A horror story bounced back to me the other day about some awful RCIA class where the instructor told the catechumen that there was no such thing as objective sin, but that sin was purely subjective.

I feel so sorry for enthusiastic Evangelicals who really love God, know their Scriptures and have come close to the Catholic Church by reading apologetics materials and watching EWTN and meeting some orthodox Catholic family members and friends. Then they turn up at their local Catholic Church and too often they find dreary liturgies, banal music, sentimental or politically correct feel good sermons, shopping mall architetcure and semi-Protestant liberal theology.

Is sin objective or subjective? The answer is that sin is both. It is objective, but there is a subjective or flexible element in determining one’s culpability or how much one is actually guilty of that objective sin. There are two dimensions which help to determine culpability: circumstances and intention.  The circumstances of a particular event and the person’s intentions may lessen the person’s culpability for a serious sin and increase their culpability for what might be otherwise a minor sin.
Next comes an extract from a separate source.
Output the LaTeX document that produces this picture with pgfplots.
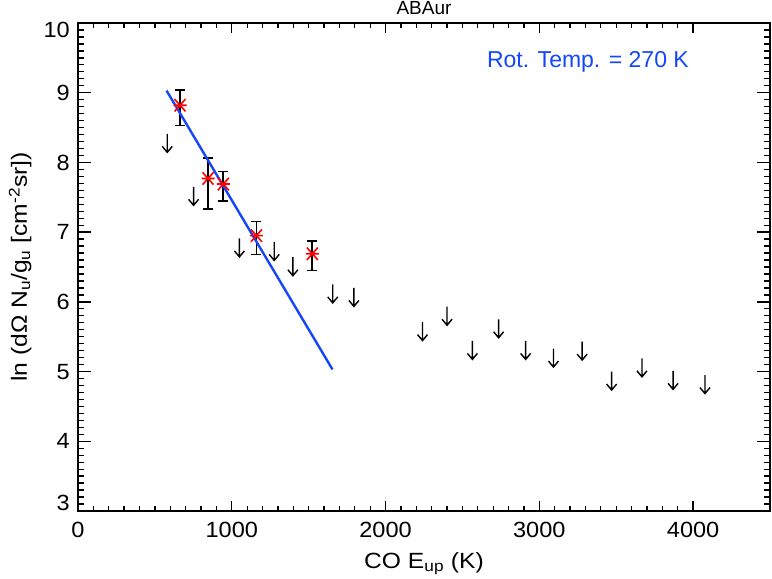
\documentclass[border=0pt]{standalone}
\usepackage{pgfplots}
\pgfplotsset{compat=1.18}
\usepackage{fontspec}
\setmainfont{Liberation Sans}
\newfontfamily\labfont{Liberation Sans}[FakeStretch=1.12]
\newfontfamily\tickfont{Liberation Sans}[FakeStretch=1.07]
\definecolor{fitblue}{RGB}{20,70,250}
\pgfdeclareplotmark{uplim}{%
  \pgfpathmoveto{\pgfpoint{0bp}{0bp}}%
  \pgfpathlineto{\pgfpoint{0bp}{-18.5bp}}%
  \pgfpathmoveto{\pgfpoint{-5bp}{-12.5bp}}%
  \pgfpathlineto{\pgfpoint{0bp}{-18.5bp}}%
  \pgfpathlineto{\pgfpoint{5bp}{-12.5bp}}%
  \pgfusepathqstroke}
\pgfdeclareplotmark{idlast}{%
  \pgfpathmoveto{\pgfpoint{-6.5bp}{0bp}}\pgfpathlineto{\pgfpoint{6.5bp}{0bp}}%
  \pgfpathmoveto{\pgfpoint{-5.5bp}{-6.2bp}}\pgfpathlineto{\pgfpoint{5.5bp}{6.2bp}}%
  \pgfpathmoveto{\pgfpoint{-5.5bp}{6.2bp}}\pgfpathlineto{\pgfpoint{5.5bp}{-6.2bp}}%
  \pgfusepathqstroke}
\pgfdeclareplotmark{ecap}{%
  \pgfpathmoveto{\pgfpoint{-5bp}{0bp}}\pgfpathlineto{\pgfpoint{5bp}{0bp}}%
  \pgfusepathqstroke}
\begin{document}
\begin{tikzpicture}
\useasboundingbox (-78bp,-68bp) rectangle (694bp,511bp);
\begin{axis}[
  scale only axis, width=692bp, height=488bp,
  at={(0,0)}, anchor=south west,
  xmin=0, xmax=4500, ymin=3, ymax=10,
  xtick={0,1000,2000,3000,4000}, xticklabels={0,1000,2000,3000,4000},
  ytick={3,4,5,6,7,8,9,10},
  yticklabels={\raisebox{8bp}[\height][\depth]{3},4,5,6,7,8,9,\raisebox{-7bp}[\height][\depth]{10}},
  minor x tick num=9, minor y tick num=9,
  tick align=inside,
  axis line style={line width=1.8bp},
  every tick/.append style={black, line width=1.3bp},
  xtick style={/pgfplots/major tick length=10bp,/pgfplots/minor tick length=5bp},
  ytick style={/pgfplots/major tick length=13bp,/pgfplots/minor tick length=6.5bp},
  tick label style={font=\tickfont\fontsize{22bp}{24bp}\selectfont},
  yticklabel style={anchor=east, inner sep=0pt, xshift=-8bp},
  xticklabel style={anchor=north, inner sep=0pt, yshift=-11bp},
  xlabel={CO E\textsubscript{up} (K)},
  xlabel style={at={([yshift=-57bp]axis description cs:0.5,0)}, anchor=base, inner sep=0pt, font=\labfont\fontsize{22bp}{24bp}\selectfont},
  ylabel={ln (dΩ N\textsubscript{u}/g\textsubscript{u} [cm\textsuperscript{-2}sr])},
  ylabel style={at={([xshift=-51bp]axis description cs:0,0.5)}, anchor=base, inner sep=0pt, font=\labfont\fontsize{22bp}{24bp}\selectfont},
  title={ABAur},
  title style={at={([yshift=3bp]axis description cs:0.5,1)}, anchor=base, inner sep=0pt, font=\fontsize{19bp}{21bp}\selectfont},
  clip=false,
]
\addplot[only marks, mark=uplim, black, mark options={line width=1.4bp}] coordinates {
(580.49,8.41) (751.72,7.65) (1049.84,6.91) (1276.05,6.86) (1397.38,6.64)
(1656.47,6.25) (1794.23,6.20) (2240.24,5.71) (2399.82,5.93) (2564.81,5.44)
(2735.19,5.75) (2910.95,5.44) (3092.06,5.33) (3278.51,5.43) (3470.28,5.00)
(3667.34,5.19) (3869.68,5.01) (4077.28,4.95)};
\addplot[only marks, red, mark=idlast,
  mark options={line width=1.6bp},
  error bars/.cd, y dir=both, y explicit, error mark=ecap,
  error bar style={black, line width=1.8bp},
  error mark options={black, rotate=90, line width=1.6bp}]
coordinates {
(663.35,8.82) += (0,0.22) -= (0,0.29)
(845.59,7.77) += (0,0.29) -= (0,0.44)
(944.97,7.69) += (0,0.18) -= (0,0.24)
(1160.20,6.95) += (0,0.20) -= (0,0.27)
(1524.19,6.69) += (0,0.18) -= (0,0.24)};
\addplot[fitblue, line width=2.4bp] coordinates {(576,9.03) (1655,5.03)};
\node[text=fitblue, font=\fontsize{23bp}{25bp}\selectfont, anchor=center] at (axis cs:3316,9.44) {Rot. Temp. = 270 K};
\end{axis}
\end{tikzpicture}
\end{document}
So, for example, abortion is a grave sin. It is never right. However, a teen mother who is pressured into an abortion by parents, doctor and boyfried–a girl who is ignorant of what is really going on and does not intend to ‘kill a baby’. Would be much less culpable than the doctor who performs the abortion or the parent or boyfriend who procures the abortion and knows clearly what he is doing.

Likewise, we might think that a lie is a minor sin, and there are many lies which are venial sins. A ‘white lie’ when you compliment someone and don’t mean it, is still a sin. However, your intention was to be kind to the person and the circumstances mean that it was done without thought and was simply a social response. The lie is still wrong, but one’s culpability in that situation is negligable.
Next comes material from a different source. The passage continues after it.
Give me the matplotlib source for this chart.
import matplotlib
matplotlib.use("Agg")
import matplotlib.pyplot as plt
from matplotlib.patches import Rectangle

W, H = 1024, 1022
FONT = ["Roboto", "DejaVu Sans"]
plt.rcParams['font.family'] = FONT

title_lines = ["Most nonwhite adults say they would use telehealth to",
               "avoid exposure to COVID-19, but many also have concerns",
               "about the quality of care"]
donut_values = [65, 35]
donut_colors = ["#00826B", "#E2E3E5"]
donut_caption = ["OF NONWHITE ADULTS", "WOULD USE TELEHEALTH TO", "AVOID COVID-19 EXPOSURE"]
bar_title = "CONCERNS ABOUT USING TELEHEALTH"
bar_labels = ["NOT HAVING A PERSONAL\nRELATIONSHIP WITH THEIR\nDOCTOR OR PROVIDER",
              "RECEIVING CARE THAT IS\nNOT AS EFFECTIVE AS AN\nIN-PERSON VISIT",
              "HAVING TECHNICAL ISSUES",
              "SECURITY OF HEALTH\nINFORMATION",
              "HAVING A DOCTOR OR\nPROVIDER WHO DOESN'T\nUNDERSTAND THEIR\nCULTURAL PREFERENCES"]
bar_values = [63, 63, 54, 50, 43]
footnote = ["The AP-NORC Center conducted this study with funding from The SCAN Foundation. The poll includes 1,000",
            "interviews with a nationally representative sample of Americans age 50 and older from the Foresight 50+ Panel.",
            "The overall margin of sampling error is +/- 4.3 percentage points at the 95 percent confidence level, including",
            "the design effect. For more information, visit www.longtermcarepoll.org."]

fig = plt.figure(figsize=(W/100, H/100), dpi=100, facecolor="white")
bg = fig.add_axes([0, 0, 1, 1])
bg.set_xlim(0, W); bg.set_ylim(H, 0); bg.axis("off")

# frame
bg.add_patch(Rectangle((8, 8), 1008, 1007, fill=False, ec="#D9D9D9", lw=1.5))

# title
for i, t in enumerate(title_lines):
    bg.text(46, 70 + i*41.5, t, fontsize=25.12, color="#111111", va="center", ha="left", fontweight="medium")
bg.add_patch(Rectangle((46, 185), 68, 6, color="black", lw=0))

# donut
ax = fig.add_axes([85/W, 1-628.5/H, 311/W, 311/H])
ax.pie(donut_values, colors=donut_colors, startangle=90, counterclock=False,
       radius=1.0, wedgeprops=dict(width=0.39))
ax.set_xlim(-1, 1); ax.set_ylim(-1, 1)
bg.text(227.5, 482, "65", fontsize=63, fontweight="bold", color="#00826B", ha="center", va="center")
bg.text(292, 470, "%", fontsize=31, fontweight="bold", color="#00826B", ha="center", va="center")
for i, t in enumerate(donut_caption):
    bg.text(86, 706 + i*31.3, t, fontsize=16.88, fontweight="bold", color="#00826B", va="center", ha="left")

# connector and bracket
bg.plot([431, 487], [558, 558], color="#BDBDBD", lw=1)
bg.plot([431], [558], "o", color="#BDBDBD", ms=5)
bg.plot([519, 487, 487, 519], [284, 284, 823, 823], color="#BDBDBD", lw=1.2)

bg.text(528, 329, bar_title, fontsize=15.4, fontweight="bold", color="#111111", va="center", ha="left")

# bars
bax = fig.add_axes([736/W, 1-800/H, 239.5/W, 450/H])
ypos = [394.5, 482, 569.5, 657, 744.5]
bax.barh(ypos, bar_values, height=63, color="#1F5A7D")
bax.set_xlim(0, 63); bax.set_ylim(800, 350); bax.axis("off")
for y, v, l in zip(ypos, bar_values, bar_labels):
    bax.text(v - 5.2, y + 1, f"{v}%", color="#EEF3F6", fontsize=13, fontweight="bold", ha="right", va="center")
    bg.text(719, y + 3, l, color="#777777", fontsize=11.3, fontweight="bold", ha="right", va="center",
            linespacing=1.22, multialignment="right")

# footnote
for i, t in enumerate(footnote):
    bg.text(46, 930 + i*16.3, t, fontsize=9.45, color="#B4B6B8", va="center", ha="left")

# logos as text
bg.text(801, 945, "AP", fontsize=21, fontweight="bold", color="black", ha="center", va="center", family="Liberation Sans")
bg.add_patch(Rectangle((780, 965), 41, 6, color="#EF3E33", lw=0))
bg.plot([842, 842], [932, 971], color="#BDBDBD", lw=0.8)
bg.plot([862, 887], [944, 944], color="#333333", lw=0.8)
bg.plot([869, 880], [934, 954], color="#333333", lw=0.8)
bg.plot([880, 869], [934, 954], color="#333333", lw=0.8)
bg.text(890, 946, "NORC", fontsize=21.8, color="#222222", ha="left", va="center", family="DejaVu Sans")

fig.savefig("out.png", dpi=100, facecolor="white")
On the other hand, circumstances and intention could make one’s culpability for a lie very serious indeed. If you lied in a business contract with the intention of defrauding a business partner to get his property, and then his life was destroyed, his family broken and he ended up taking his life, your lie would be a very grave sin and your culpability very high.

This is why the church cannot give a list of mortal sins. While it is pretty clear what a sin is, what remains fuzzy is the matter of one’s culpability. Therefore a good confessor will help the penitent (both those who’s awareness of sin is acute and those who’s conscience is dulled) to examine their conscience not only about the sins they have committed, but the question of intention and circumstance. This should be done not with an attempt to ameliorate sin, but to sharpen the conscience and make the confession more precise and complete.